Could a Primordial Black Hole Explosion Explain the extremely high-energy KM3NeT neutrino Event?
Lua F. T. Airoldi, Gustavo F. S. Alves, Yuber F. Perez-Gonzalez, Gabriel M. Salla, Renata Zukanovich Funchal
Abstract
A black hole is expected to end its lifetime in a cataclysmic runaway burst of Hawking radiation, emitting all Standard Model particles with ultra-high energies. Thus, the explosion of a nearby primordial black hole (PBH) has been proposed as a possible explanation for the $\sim 220$~PeV neutrino-like event recently reported by the KM3NeT collaboration. If the event originated from a PBH, the source would need to lie at $(1-7)\times 10^{-5} \mathrm{pc}$ - depending on the assumed effective area - thus within the Solar System. At such proximity, the resulting flux of gamma rays and cosmic rays would be detectable at Earth. By incorporating the time-dependent field of view of gamma-ray observatories, we show that LHAASO should have recorded $\mathcal{O}(10^8)$ events between fourteen and seven hours prior to the KM3NeT detection.
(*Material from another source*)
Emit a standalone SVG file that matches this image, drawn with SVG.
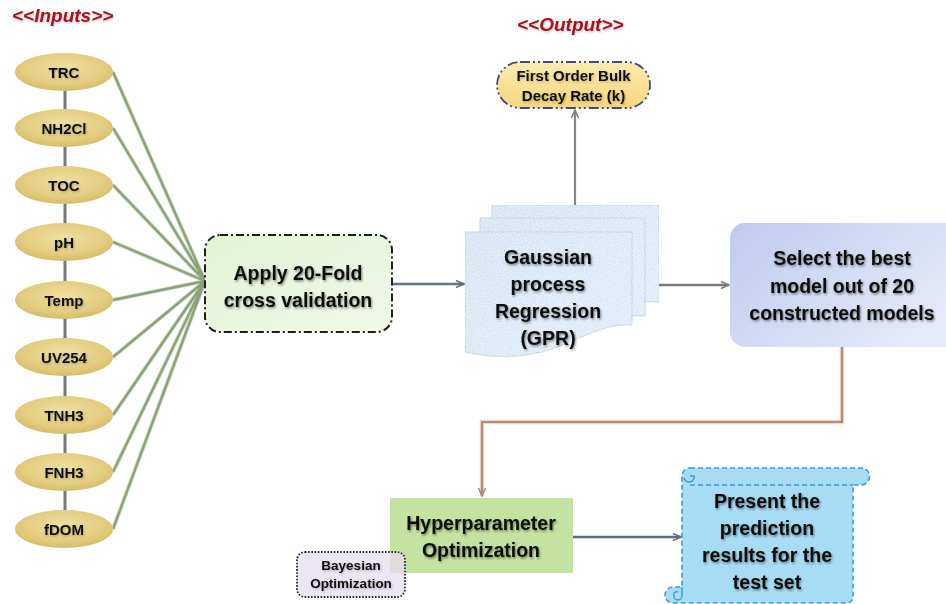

IceCube and KM3NeT \textit{itself} should likewise have detected of order a few hundred events in the range $1~\mathrm{TeV} \lesssim E_ν\lesssim 1~\mathrm{PeV}$ during the 24 hours preceding the burst. The absence of any such multi-messenger signal, particularly in gamma-ray data, strongly disfavors the interpretation of the KM3-230213A event as arising from evaporation in a minimal four-dimensional Schwarzschild scenario.